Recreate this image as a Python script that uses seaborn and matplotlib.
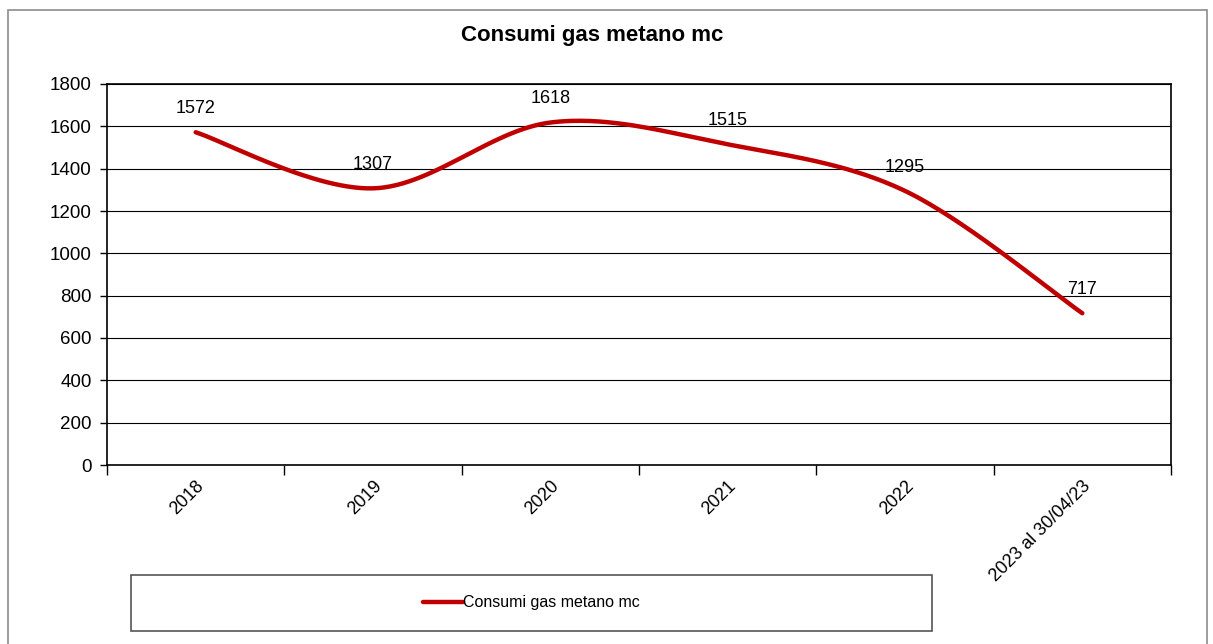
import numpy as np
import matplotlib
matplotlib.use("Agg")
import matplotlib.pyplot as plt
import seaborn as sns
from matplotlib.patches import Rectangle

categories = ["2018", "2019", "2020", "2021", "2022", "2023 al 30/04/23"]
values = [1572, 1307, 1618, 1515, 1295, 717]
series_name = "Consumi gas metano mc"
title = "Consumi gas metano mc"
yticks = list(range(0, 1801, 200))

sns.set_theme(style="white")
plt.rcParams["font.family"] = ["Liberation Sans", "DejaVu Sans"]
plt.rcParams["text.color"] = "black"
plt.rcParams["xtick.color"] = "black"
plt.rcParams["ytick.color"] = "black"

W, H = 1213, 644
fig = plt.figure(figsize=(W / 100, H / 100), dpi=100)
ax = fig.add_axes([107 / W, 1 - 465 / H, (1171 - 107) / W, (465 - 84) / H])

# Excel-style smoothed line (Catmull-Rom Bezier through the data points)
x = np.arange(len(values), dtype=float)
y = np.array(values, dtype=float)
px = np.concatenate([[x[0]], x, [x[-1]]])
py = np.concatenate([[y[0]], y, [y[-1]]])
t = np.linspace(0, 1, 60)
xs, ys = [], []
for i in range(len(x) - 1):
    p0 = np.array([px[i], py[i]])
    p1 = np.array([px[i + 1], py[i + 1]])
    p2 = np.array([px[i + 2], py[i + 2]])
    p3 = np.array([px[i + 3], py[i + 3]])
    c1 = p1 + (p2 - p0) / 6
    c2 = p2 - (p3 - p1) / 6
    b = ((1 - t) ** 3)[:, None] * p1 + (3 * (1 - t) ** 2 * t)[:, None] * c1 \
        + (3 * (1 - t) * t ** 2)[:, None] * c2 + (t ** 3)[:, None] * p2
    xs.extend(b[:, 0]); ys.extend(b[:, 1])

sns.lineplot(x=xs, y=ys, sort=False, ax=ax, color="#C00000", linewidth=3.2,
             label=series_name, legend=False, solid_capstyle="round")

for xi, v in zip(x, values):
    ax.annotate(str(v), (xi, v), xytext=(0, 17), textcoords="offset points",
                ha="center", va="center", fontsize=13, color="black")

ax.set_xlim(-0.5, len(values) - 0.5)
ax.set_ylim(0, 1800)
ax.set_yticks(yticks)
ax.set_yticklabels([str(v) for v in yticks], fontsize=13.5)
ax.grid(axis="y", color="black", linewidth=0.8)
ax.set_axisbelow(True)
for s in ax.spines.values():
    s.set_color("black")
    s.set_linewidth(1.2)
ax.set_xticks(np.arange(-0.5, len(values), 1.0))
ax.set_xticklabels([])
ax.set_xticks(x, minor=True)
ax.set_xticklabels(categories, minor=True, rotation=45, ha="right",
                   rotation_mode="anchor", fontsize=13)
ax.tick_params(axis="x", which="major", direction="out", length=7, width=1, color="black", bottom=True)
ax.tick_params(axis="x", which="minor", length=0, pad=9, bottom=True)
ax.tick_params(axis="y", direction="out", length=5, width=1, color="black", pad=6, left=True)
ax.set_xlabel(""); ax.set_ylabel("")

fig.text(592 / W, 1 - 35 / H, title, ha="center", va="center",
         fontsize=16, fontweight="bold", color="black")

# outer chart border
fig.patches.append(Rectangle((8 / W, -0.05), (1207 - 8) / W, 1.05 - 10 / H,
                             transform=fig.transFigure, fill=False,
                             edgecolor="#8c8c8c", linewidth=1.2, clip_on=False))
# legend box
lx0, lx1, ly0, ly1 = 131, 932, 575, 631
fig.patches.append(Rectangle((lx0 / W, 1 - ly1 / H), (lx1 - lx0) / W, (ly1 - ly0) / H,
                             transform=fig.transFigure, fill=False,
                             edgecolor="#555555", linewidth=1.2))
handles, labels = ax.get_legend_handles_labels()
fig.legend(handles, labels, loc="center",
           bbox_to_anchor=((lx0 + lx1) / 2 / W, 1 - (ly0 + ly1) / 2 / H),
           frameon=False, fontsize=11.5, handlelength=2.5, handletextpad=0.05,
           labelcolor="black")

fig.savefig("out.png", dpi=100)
────────────────────────────────────────
**Task instructions**
Reproduce the material in its entirety and word for word, without the pictures.

**In response**
Recreate this image as a Python script that uses seaborn and matplotlib.
import numpy as np
import matplotlib
matplotlib.use("Agg")
import matplotlib.pyplot as plt
import seaborn as sns
from matplotlib.patches import Rectangle

categories = ["2018", "2019", "2020", "2021", "2022", "2023 al 30/04/23"]
values = [1572, 1307, 1618, 1515, 1295, 717]
series_name = "Consumi gas metano mc"
title = "Consumi gas metano mc"
yticks = list(range(0, 1801, 200))

sns.set_theme(style="white")
plt.rcParams["font.family"] = ["Liberation Sans", "DejaVu Sans"]
plt.rcParams["text.color"] = "black"
plt.rcParams["xtick.color"] = "black"
plt.rcParams["ytick.color"] = "black"

W, H = 1213, 644
fig = plt.figure(figsize=(W / 100, H / 100), dpi=100)
ax = fig.add_axes([107 / W, 1 - 465 / H, (1171 - 107) / W, (465 - 84) / H])

# Excel-style smoothed line (Catmull-Rom Bezier through the data points)
x = np.arange(len(values), dtype=float)
y = np.array(values, dtype=float)
px = np.concatenate([[x[0]], x, [x[-1]]])
py = np.concatenate([[y[0]], y, [y[-1]]])
t = np.linspace(0, 1, 60)
xs, ys = [], []
for i in range(len(x) - 1):
    p0 = np.array([px[i], py[i]])
    p1 = np.array([px[i + 1], py[i + 1]])
    p2 = np.array([px[i + 2], py[i + 2]])
    p3 = np.array([px[i + 3], py[i + 3]])
    c1 = p1 + (p2 - p0) / 6
    c2 = p2 - (p3 - p1) / 6
    b = ((1 - t) ** 3)[:, None] * p1 + (3 * (1 - t) ** 2 * t)[:, None] * c1 \
        + (3 * (1 - t) * t ** 2)[:, None] * c2 + (t ** 3)[:, None] * p2
    xs.extend(b[:, 0]); ys.extend(b[:, 1])

sns.lineplot(x=xs, y=ys, sort=False, ax=ax, color="#C00000", linewidth=3.2,
             label=series_name, legend=False, solid_capstyle="round")

for xi, v in zip(x, values):
    ax.annotate(str(v), (xi, v), xytext=(0, 17), textcoords="offset points",
                ha="center", va="center", fontsize=13, color="black")

ax.set_xlim(-0.5, len(values) - 0.5)
ax.set_ylim(0, 1800)
ax.set_yticks(yticks)
ax.set_yticklabels([str(v) for v in yticks], fontsize=13.5)
ax.grid(axis="y", color="black", linewidth=0.8)
ax.set_axisbelow(True)
for s in ax.spines.values():
    s.set_color("black")
    s.set_linewidth(1.2)
ax.set_xticks(np.arange(-0.5, len(values), 1.0))
ax.set_xticklabels([])
ax.set_xticks(x, minor=True)
ax.set_xticklabels(categories, minor=True, rotation=45, ha="right",
                   rotation_mode="anchor", fontsize=13)
ax.tick_params(axis="x", which="major", direction="out", length=7, width=1, color="black", bottom=True)
ax.tick_params(axis="x", which="minor", length=0, pad=9, bottom=True)
ax.tick_params(axis="y", direction="out", length=5, width=1, color="black", pad=6, left=True)
ax.set_xlabel(""); ax.set_ylabel("")

fig.text(592 / W, 1 - 35 / H, title, ha="center", va="center",
         fontsize=16, fontweight="bold", color="black")

# outer chart border
fig.patches.append(Rectangle((8 / W, -0.05), (1207 - 8) / W, 1.05 - 10 / H,
                             transform=fig.transFigure, fill=False,
                             edgecolor="#8c8c8c", linewidth=1.2, clip_on=False))
# legend box
lx0, lx1, ly0, ly1 = 131, 932, 575, 631
fig.patches.append(Rectangle((lx0 / W, 1 - ly1 / H), (lx1 - lx0) / W, (ly1 - ly0) / H,
                             transform=fig.transFigure, fill=False,
                             edgecolor="#555555", linewidth=1.2))
handles, labels = ax.get_legend_handles_labels()
fig.legend(handles, labels, loc="center",
           bbox_to_anchor=((lx0 + lx1) / 2 / W, 1 - (ly0 + ly1) / 2 / H),
           frameon=False, fontsize=11.5, handlelength=2.5, handletextpad=0.05,
           labelcolor="black")

fig.savefig("out.png", dpi=100)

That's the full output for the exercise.